Wednesday, February 25, 2009

Adventures in Motherhood

Ever since I was a small child I have dreamed of someday becoming a mother. I would dream about what my children would look like, how they would act, what I would name them, etc. Of course, since I only had sisters, my dreams included daughters not sons. My dream children were perfect, they were sweet, respectful, and always obeyed. 

Wow, reality check please. Thanks God. So Motherhood hasn't been perfect, I have two beautiful, rambunctious, loving, boys, and they aren't perfect either. Weird huh? Although, I have learned that motherhood is everything but perfect between the sleepless nights, worrying as you hold a sick child in the middle of the night, disobedient toddlers, messes after you just spent hours cleaning your home, and much more.  However, God has chosen me to mother these amazing little miracles. He is always there and He is perfect! He will give me all I need to do this unbelievably rewarding task. There will be good days, there will be bad days. There will be days where you wish you had a handful more cause they are just so sweet and loving. There will be days where you wish you had a few more of yourself to take care of just the two you have and that they are plenty!  

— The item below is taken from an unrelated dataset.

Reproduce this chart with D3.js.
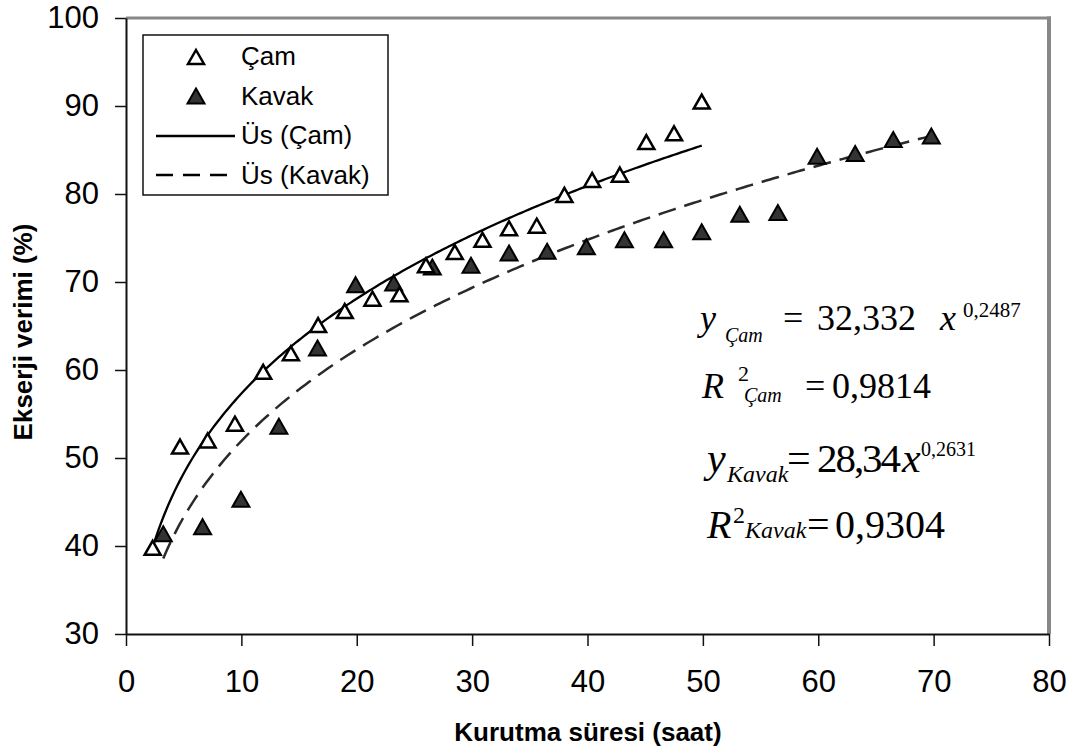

God continues to teach me along the way and continues to soften my heart, soul and mind.  I love this and wouldn't trade it for anything. The snotty kisses, the chocolate fingered hugs, the coughs in your face, and the sweet I love you's when they know they have done something wrong and are truly sorry. 

My adventures in motherhood haven't been perfect in the sense that I dreamt about as a little girl as I played with my dolls.  It has been perfect because it has been God's plan for my life, our lives, the boys' lives. That is good enough for me. 

My house won't ever be clean (for more than 15 minutes), my children won't be perfect, I won't always do the right thing, but it will be an adventure that I am glad to be a part of.  Does it really matter in the long run? Nope.  


God please give me strength, encouragement, and wisdom as I guide these two little souls. They are a precious gift from you and help me to see them the way You do every day.  Help me to teach them about Your love and equip them so they may head out into this dark, hurtful world, where You are always present despite what others might be saying or doing.  I pray they will grow to be young men  who have a heart for Your love and willingly share this with others. I praise you for this opportunity and for a new opportunity each day to embark on the adventures in motherhood. 

Amen!

1 comment:

Prachar family said...

Okay, I have cried through 2 posts now! Riley just came in the room and in a very 9 year old boy way asked, "Are you crying??" You know that way that says, "What is wrong with you, you are weird!"

So much truth in this post! Thanks for sharing your heart. You have a gift for that! I think even if I knew you more in Iowa, I wouldn't have KNOWN you more like I do from reading your blog!